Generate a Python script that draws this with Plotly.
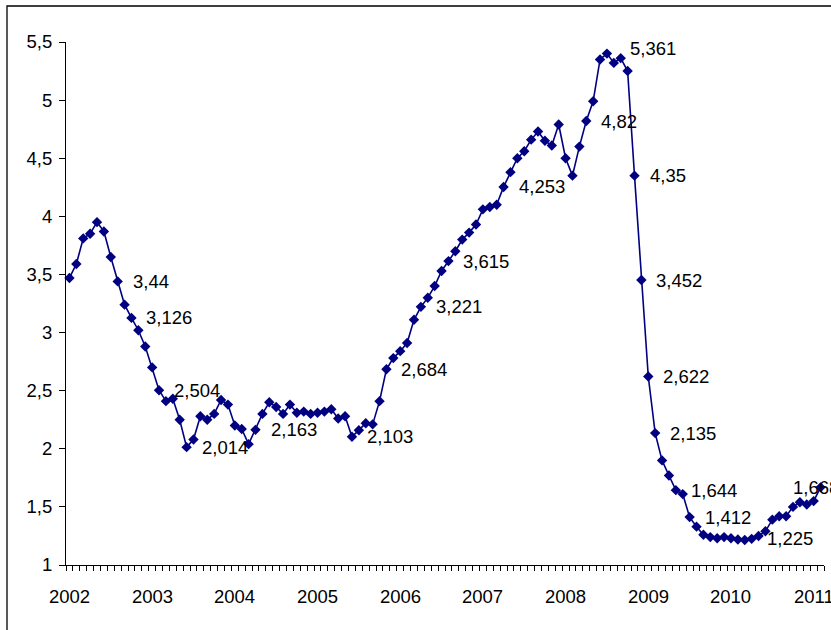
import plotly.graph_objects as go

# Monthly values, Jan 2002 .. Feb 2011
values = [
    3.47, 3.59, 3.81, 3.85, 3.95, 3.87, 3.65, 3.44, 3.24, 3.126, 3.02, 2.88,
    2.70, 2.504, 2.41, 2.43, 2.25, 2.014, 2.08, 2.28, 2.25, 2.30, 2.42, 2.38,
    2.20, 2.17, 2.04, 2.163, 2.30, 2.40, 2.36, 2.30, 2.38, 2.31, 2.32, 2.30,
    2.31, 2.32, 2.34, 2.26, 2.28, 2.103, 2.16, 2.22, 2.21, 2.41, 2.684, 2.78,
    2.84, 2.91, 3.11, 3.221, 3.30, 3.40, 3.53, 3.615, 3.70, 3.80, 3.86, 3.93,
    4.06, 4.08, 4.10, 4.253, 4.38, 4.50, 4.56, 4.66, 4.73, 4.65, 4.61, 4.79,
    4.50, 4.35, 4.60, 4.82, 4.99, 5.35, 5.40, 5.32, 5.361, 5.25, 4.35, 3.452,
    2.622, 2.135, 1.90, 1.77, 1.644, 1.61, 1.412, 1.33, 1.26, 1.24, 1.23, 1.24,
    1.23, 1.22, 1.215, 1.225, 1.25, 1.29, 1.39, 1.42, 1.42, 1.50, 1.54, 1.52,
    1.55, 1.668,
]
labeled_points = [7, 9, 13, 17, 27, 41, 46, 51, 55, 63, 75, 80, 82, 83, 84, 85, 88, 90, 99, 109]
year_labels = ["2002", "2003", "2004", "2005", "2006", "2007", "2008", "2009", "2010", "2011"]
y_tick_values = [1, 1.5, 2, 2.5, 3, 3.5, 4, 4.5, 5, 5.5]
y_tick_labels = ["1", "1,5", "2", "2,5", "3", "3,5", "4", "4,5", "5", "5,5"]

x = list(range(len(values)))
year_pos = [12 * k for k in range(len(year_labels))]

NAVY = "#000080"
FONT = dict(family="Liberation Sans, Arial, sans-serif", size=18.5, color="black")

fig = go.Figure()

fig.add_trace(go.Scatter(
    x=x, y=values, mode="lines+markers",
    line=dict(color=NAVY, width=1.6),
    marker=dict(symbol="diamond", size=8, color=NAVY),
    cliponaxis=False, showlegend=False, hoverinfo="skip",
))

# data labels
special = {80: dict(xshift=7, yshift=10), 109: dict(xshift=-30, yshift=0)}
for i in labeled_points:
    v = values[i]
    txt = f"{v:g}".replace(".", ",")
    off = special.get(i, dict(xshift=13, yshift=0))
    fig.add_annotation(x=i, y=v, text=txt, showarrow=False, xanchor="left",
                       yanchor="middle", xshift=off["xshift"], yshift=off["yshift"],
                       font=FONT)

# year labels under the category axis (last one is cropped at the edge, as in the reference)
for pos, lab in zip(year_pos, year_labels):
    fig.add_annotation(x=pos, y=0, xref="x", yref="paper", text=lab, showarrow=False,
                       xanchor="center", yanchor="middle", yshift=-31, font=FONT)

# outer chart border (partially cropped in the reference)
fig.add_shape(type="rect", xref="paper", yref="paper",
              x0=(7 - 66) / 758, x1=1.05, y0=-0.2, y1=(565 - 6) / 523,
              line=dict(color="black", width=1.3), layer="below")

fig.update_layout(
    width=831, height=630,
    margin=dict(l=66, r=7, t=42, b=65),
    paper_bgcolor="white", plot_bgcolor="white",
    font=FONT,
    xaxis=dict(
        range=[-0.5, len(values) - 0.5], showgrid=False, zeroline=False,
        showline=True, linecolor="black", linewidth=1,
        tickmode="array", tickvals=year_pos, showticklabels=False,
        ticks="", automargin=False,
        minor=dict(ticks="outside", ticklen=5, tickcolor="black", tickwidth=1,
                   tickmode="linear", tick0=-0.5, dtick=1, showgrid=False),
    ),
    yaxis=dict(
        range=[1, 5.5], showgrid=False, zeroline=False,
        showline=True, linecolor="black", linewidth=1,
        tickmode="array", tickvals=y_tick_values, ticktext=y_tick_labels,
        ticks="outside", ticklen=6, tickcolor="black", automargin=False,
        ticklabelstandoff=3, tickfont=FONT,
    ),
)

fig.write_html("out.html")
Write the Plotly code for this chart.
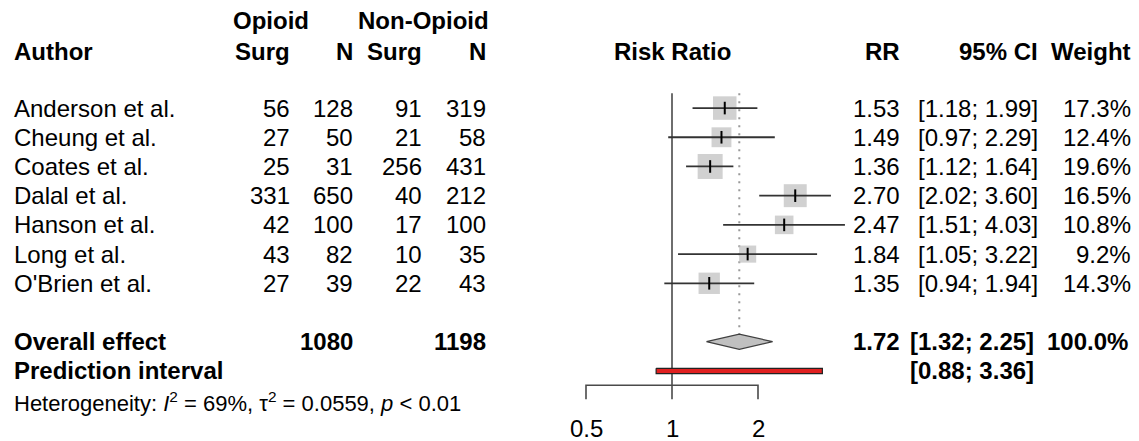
++++
_Goal of the exercise_
Pull out every line in the material above where "chart" occurs.

_Worked answer_
# outer chart border (partially cropped in the reference)
Write the Plotly code for this chart.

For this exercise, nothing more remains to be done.